Justin P. McBrayer wrote an excellent column that’s a response to my recent column about the Yale report, “Trust Is Not an Academic Value.” I disagree with McBrayer’s views about trust, but he makes some good points, and I think we’re often talking about different things using the same term, so I don’t want to debate vocabulary. What concerns me far more is his implicit suggestion that universities need to regain public trust by opposing activism: “One of the primary drivers of distrust is the recent trend of universities shifting their mission from knowledge production to activism.”
I think the premise, logic and conclusions of this claim are wrong. There has been no shift in university missions toward activism. There is no conflict between “activism” and “knowledge production.” Activists produce knowledge, too. And universities have always been activists in seeking to change the world, whether their mission statements (which are distinct from their missions) have stated this fact or not. More importantly, there is no evidence that anyone cares about university missions, nor any evidence that it is driving distrust toward universities.

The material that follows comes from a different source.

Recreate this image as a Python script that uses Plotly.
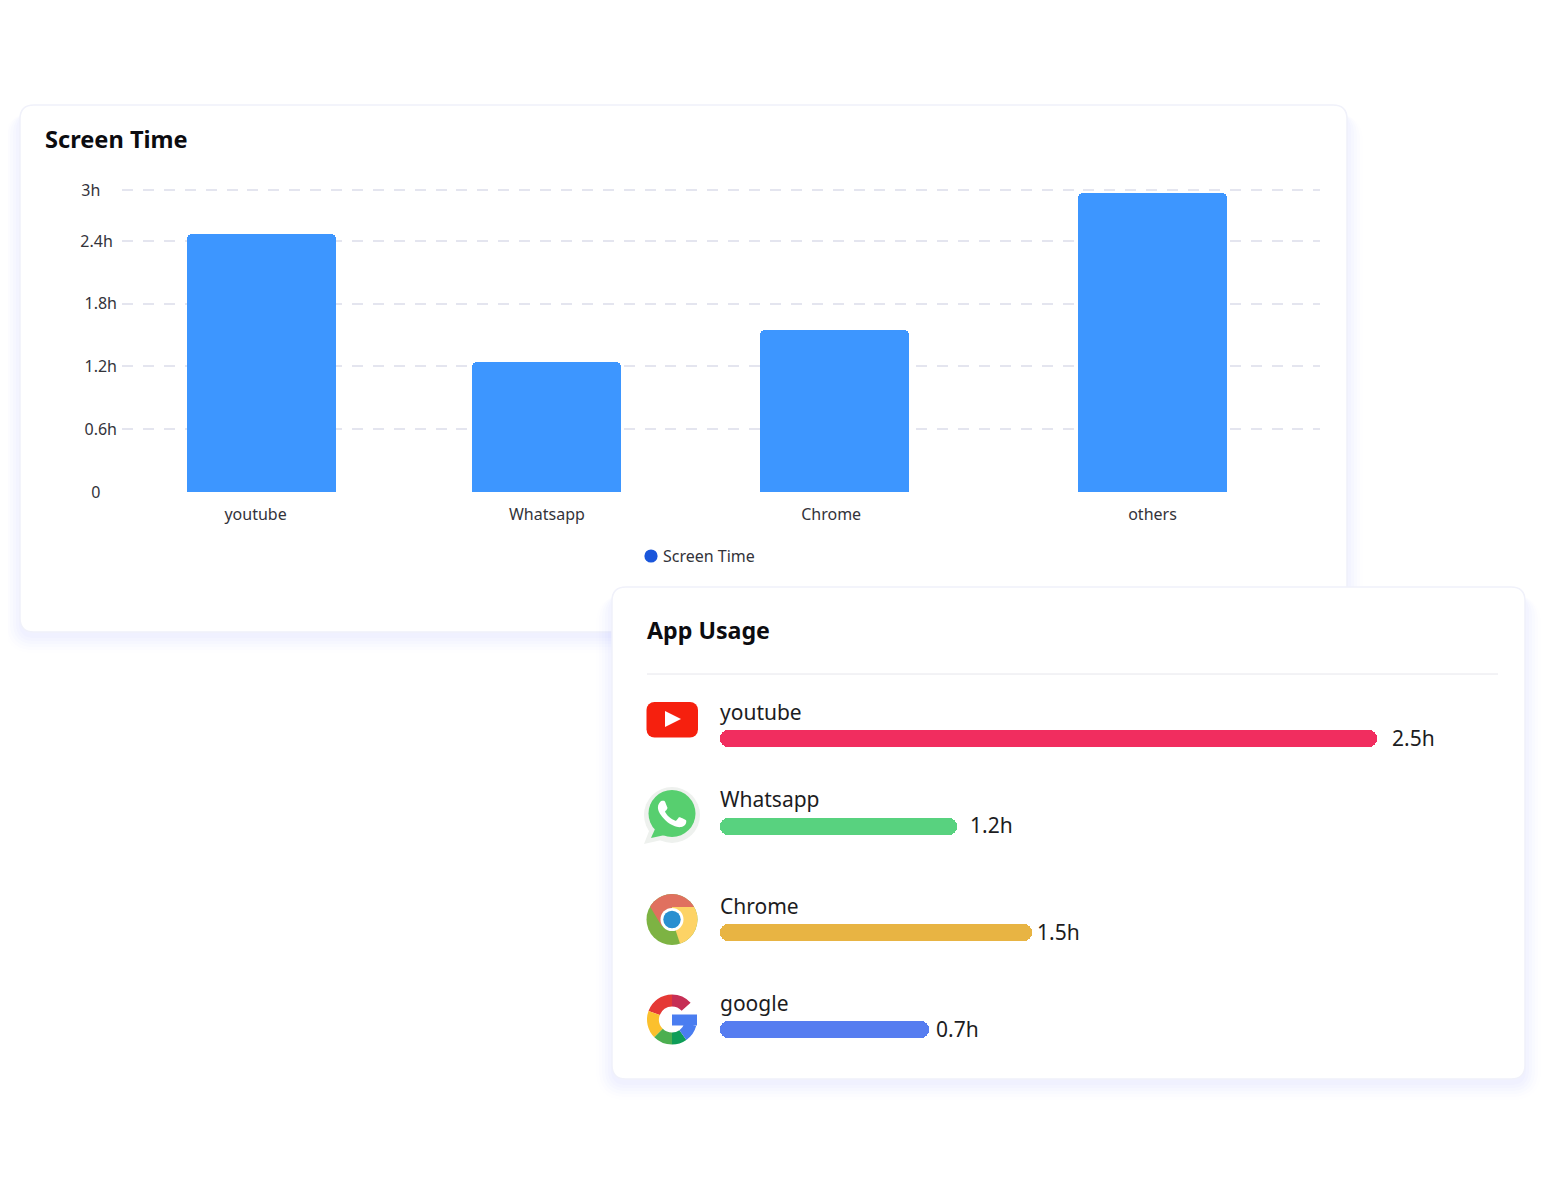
import base64, math
import plotly.graph_objects as go

# ---------- data ----------
apps_chart = ["youtube", "Whatsapp", "Chrome", "others"]
hours_chart = [2.47, 1.24, 1.55, 2.86]
slot_chart = [0.0, 0.9596, 1.9293, 3.0]
label_slot_chart = [-0.02, 0.961, 1.918, 3.0]
y_ticks = [0, 0.6, 1.2, 1.8, 2.4, 2.887]
y_labels = ["0", "0.6h", "1.2h", "1.8h", "2.4h", "3h"]

apps_usage = ["youtube", "Whatsapp", "Chrome", "google"]
usage_labels = ["2.5h", "1.2h", "1.5h", "0.7h"]
usage_length = [100.0, 36.0, 47.5, 31.8]
usage_rows = [0.0, 0.902, 2.0, 3.0]
usage_colors = ["#f12d5f", "#58d27f", "#e8b443", "#567df0"]
label_gap = [13, 11, 3, 5]

PAGE = 8                 # the browser's default body margin
W, H = 1550 - 2 * PAGE, 1200 - 2 * PAGE
FONT = "Noto Sans"
INK = "#33333a"
LEGEND_DOT = "#1a56db"

def px(x): return (x - PAGE) / W
def py(y): return 1 - (y - PAGE) / H

def rrect(x0, y0, x1, y1, r):
    X0, X1, Y0, Y1 = px(x0), px(x1), py(y0), py(y1)
    rx, ry = r / W, r / H
    return (f"M {X0+rx} {Y0} L {X1-rx} {Y0} Q {X1} {Y0} {X1} {Y0-ry} "
            f"L {X1} {Y1+ry} Q {X1} {Y1} {X1-rx} {Y1} L {X0+rx} {Y1} "
            f"Q {X0} {Y1} {X0} {Y1+ry} L {X0} {Y0-ry} Q {X0} {Y0} {X0+rx} {Y0} Z")

def card(x0, y0, x1, y1):
    out = []
    for grow, op in [(16, 0.008), (13, 0.012), (10, 0.016), (7, 0.02), (4, 0.02), (1, 0.02)]:
        out.append(dict(type="path", xref="paper", yref="paper", layer="below",
                        path=rrect(x0 - grow, y0 + 8, x1 + grow, y1 + grow + 5, 14 + grow),
                        fillcolor=f"rgba(90,110,235,{op})", line=dict(width=0)))
    out.append(dict(type="path", xref="paper", yref="paper", layer="below",
                    path=rrect(x0, y0, x1, y1, 14), fillcolor="white",
                    line=dict(color="#f0f1fa", width=1.5)))
    return out

shapes = card(20, 105, 1347, 632) + card(612, 587, 1525, 1079)
shapes.append(dict(type="line", xref="paper", yref="paper", layer="below",
                   x0=px(647), x1=px(1498), y0=py(674), y1=py(674),
                   line=dict(color="#e6e6ec", width=1)))
# the legend's swatch sits closer to its label in the reference than plotly's legend allows
shapes.append(dict(type="circle", xref="paper", yref="paper", layer="above",
                   x0=px(644.4), x1=px(657.6), y0=py(562.6), y1=py(549.4),
                   fillcolor=LEGEND_DOT, line=dict(width=0)))

# ---------- icons ----------
def pt(cx, cy, r, deg):
    a = math.radians(deg)
    return cx + r * math.cos(a), cy + r * math.sin(a)

def arc(cx, cy, r, a0, a1, color, sw):
    x0, y0 = pt(cx, cy, r, a0)
    x1, y1 = pt(cx, cy, r, a1)
    large = 1 if abs(a1 - a0) > 180 else 0
    return (f'<path d="M{x0:.2f} {y0:.2f} A{r} {r} 0 {large} 1 {x1:.2f} {y1:.2f}" '
            f'fill="none" stroke="{color}" stroke-width="{sw}"/>')

def svg(body):
    s = f'<svg xmlns="http://www.w3.org/2000/svg" viewBox="0 0 60 60" width="60" height="60">{body}</svg>'
    return "data:image/svg+xml;base64," + base64.b64encode(s.encode()).decode()

youtube_icon = svg('<rect x="4.5" y="12" width="51.5" height="35.5" rx="8" fill="#f6200e"/>'
                   '<path d="M23 21 L23 37 L39 29 Z" fill="#fff"/>')

phone = ("M17.472 14.382c-.297-.149-1.758-.867-2.03-.967-.273-.099-.471-.148-.67.15-.197.297-.767.966-.94 1.164"
         "-.173.199-.347.223-.644.075-.297-.15-1.255-.463-2.39-1.475-.883-.788-1.48-1.761-1.653-2.059"
         "-.173-.297-.018-.458.13-.606.134-.133.298-.347.446-.52.149-.174.198-.298.298-.497.099-.198.05-.371-.025-.52"
         "-.075-.149-.669-1.612-.916-2.207-.242-.579-.487-.5-.669-.51-.173-.008-.371-.01-.57-.01-.198 0-.52.074-.792.372"
         "-.272.297-1.04 1.016-1.04 2.479 0 1.462 1.065 2.875 1.213 3.074.149.198 2.096 3.2 5.077 4.487"
         ".709.306 1.262.489 1.694.625.712.227 1.36.195 1.871.118.571-.085 1.758-.719 2.006-1.413"
         ".248-.694.248-1.289.173-1.413-.074-.124-.272-.198-.57-.347z")
whatsapp_icon = svg('<circle cx="30" cy="29" r="28" fill="#eef1ee"/>'
                    '<path d="M9 40 L2 58 L24 53 Z" fill="#eef1ee"/>'
                    '<path d="M13 43 L9 52 L23 49 Z" fill="#57cf6f"/>'
                    '<circle cx="30" cy="27.5" r="23.5" fill="#57cf6f"/>'
                    f'<g transform="translate(30 28) scale(2.35) translate(-12 -12)"><path d="{phone}" fill="#fff"/></g>')

chrome_icon = svg(
    '<clipPath id="c"><circle cx="30" cy="30" r="25.5"/></clipPath>'
    '<g clip-path="url(#c)">'
    '<rect width="60" height="60" fill="#7db343"/>'
    '<path d="M30 30 L40 60 L60 60 L60 17.5 L30 17.5 Z" fill="#fdd365"/>'
    '<path d="M20 37 L2 7 L2 0 L60 0 L60 17.5 L30 17.5 Z" fill="#e0705f"/>'
    '</g><circle cx="30" cy="30" r="11.5" fill="#fff"/><circle cx="30" cy="30" r="8.7" fill="#2a8fd0"/>')

gr, gs = 19, 12
google_icon = svg(
    '<path d="M30 25 L55 25 L55 36 L30 36 Z" fill="#4a7df0"/>' +
    arc(30, 30, gr, 200, 270, "#e53935", gs) +
    arc(30, 30, gr, 270, 318, "#c62f55", gs) +
    arc(30, 30, gr, 135, 200, "#fbc02d", gs) +
    arc(30, 30, gr, 55, 90, "#0f9d58", gs) +
    arc(30, 30, gr, 90, 135, "#4caf50", gs) +
    arc(30, 30, gr, 15, 55, "#4a7df0", gs))

icon_sources = [youtube_icon, whatsapp_icon, chrome_icon, google_icon]
icon_left = [642, 642, 642, 642]
icon_top = [690, 786, 889.5, 989.5]
images = [dict(source=s, xref="paper", yref="paper", x=px(l), y=py(t),
               sizex=60 / W, sizey=60 / H, sizing="stretch", xanchor="left", yanchor="top", layer="above")
          for s, l, t in zip(icon_sources, icon_left, icon_top)]

# ---------- traces ----------
fig = go.Figure()
fig.add_bar(x=slot_chart, y=hours_chart, width=0.5017, marker=dict(color="#3d96ff", cornerradius=5, line=dict(width=0)),
            showlegend=False, xaxis="x", yaxis="y")
fig.add_scatter(x=[None], y=[None], mode="markers", name="Screen Time",
                marker=dict(color="rgba(0,0,0,0)", size=13, symbol="circle"), xaxis="x", yaxis="y")
fig.add_bar(y=usage_rows, x=usage_length, base=[0] * len(usage_length), orientation="h", width=0.1753, showlegend=False,
            marker=dict(color=usage_colors, cornerradius=8, line=dict(width=0)), xaxis="x2", yaxis="y2")

# ---------- annotations ----------
ann = [
    dict(text="<b>Screen Time</b>", xref="paper", yref="paper", x=px(43), y=py(139), xanchor="left", yanchor="middle",
         showarrow=False, font=dict(family=FONT, size=23.6, color="#0c0c10")),
    dict(text="<b>App Usage</b>", xref="paper", yref="paper", x=px(645), y=py(630), xanchor="left", yanchor="middle",
         showarrow=False, font=dict(family=FONT, size=23.2, color="#0c0c10")),
]
for name, row, length, lab, gap in zip(apps_usage, usage_rows, usage_length, usage_labels, label_gap):
    ann.append(dict(text=name, xref="x2", yref="y2", x=0, y=row, xshift=-2, yshift=27, xanchor="left", yanchor="middle",
                    showarrow=False, font=dict(family=FONT, size=21, color="#1c1c22")))
    ann.append(dict(text=lab, xref="x2", yref="y2", x=length, y=row, xshift=gap, yshift=1, xanchor="left", yanchor="middle",
                    showarrow=False, font=dict(family=FONT, size=21, color="#1c1c22")))

NB = "\u00a0"
padded = [y_labels[0] + NB * 4, y_labels[1], y_labels[2], y_labels[3], y_labels[4] + NB, y_labels[5] + NB * 4]

fig.update_layout(
    width=W, height=H, autosize=False, margin=dict(l=0, r=0, t=0, b=0, autoexpand=False),
    paper_bgcolor="white", plot_bgcolor="rgba(0,0,0,0)",
    barmode="overlay", bargap=0, shapes=shapes, images=images, annotations=ann,
    legend=dict(x=px(623), y=py(556), xanchor="left", yanchor="middle", bgcolor="rgba(0,0,0,0)",
                font=dict(family=FONT, size=16, color=INK), itemclick=False),
    xaxis=dict(domain=[px(122), px(1320)], range=[-0.4697, 3.564], tickmode="array",
               tickvals=label_slot_chart, ticktext=apps_chart, showgrid=False, zeroline=False, showline=False,
               ticks="", tickfont=dict(family=FONT, size=16, color=INK), anchor="y", ticklabelstandoff=11),
    yaxis=dict(domain=[py(492), py(180)], range=[0, 2.983], tickmode="array", tickvals=y_ticks, ticktext=padded,
               showgrid=True, gridcolor="#e4e5ef", gridwidth=1.5, griddash="11px,9.9px", zeroline=False, showline=False,
               ticks="", tickfont=dict(family=FONT, size=16, color=INK), anchor="x", ticklabelstandoff=4),
    xaxis2=dict(domain=[px(700), px(1500)], range=[-3.044, 118.72], visible=False, anchor="y2"),
    yaxis2=dict(domain=[py(1060), py(710)], range=[3.31, -0.294], visible=False, anchor="x2"),
)
fig.write_html("out.html")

I also disagree with McBrayer’s attack on activists: “Many faculty no longer consider themselves primarily scholars. They see themselves as activists or perhaps activist-scholars who are on campus primarily to advocate for social justice issues and to partner with students who want to do the same. Needless to say, this is not what many people thought the university was supposed to do.” Those people are wrong, and their anti-activist views undermine the truth-seeking function of any university. If the public hates colleges for protecting the free speech of activists, then we need to persuade people that they’re wrong rather than bowing down to their prejudices.